Il y a des épissures faciles, sur un cordage à 3 torons : ça, j’arrive à faire. En revanche, ça se complique sacrément quand le cordage est constitué d’une âme et d’une gaine. Je ne mets pas de lien, car il existe des méthodes illustrées pour faire des épissures comme ça, mais ce qu’ils ne disent pas, c’est que chaque étape – qui a l’air facile sur le descriptif – prend une heure de laborieux efforts en réalité…
Coucou !
C’est très chouette, ça donne envie !
Sinon, toujours aussi technique, en tout casn tu fais des supers récits, merci !
Bises.
Virginie (de Savoie au cas où…)
salut
sympa vos impressions sur Baltimore et sherkin.
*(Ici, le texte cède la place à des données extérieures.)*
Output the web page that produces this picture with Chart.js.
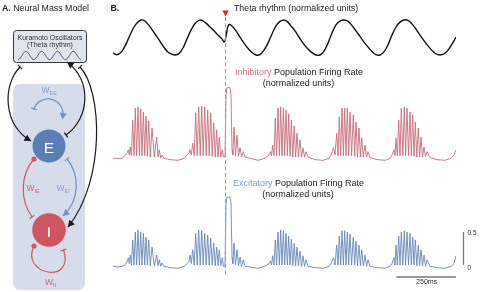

Il y a 6 ans, j y suis allé via les scilly avec 2 potes sur un 7 m. je retrouve l’atmosphère de cette Irlande que j aime tant. pour anecdote on s’est fait surprendre dans l anse de baltimore par le swell la houle a fait déraper notre bateau en pleine nuit. depuis je fais super gaffe au mouillage.
et à Sherkin on avait passé un apéro bien arrosé avec un pilier de bar qui chanter des chansons en gaellic. Bon vent à vous.
Ps : je suis le copain de carole et damien que vous avez rencontré sur la plage de Lorient juste avant votre départ.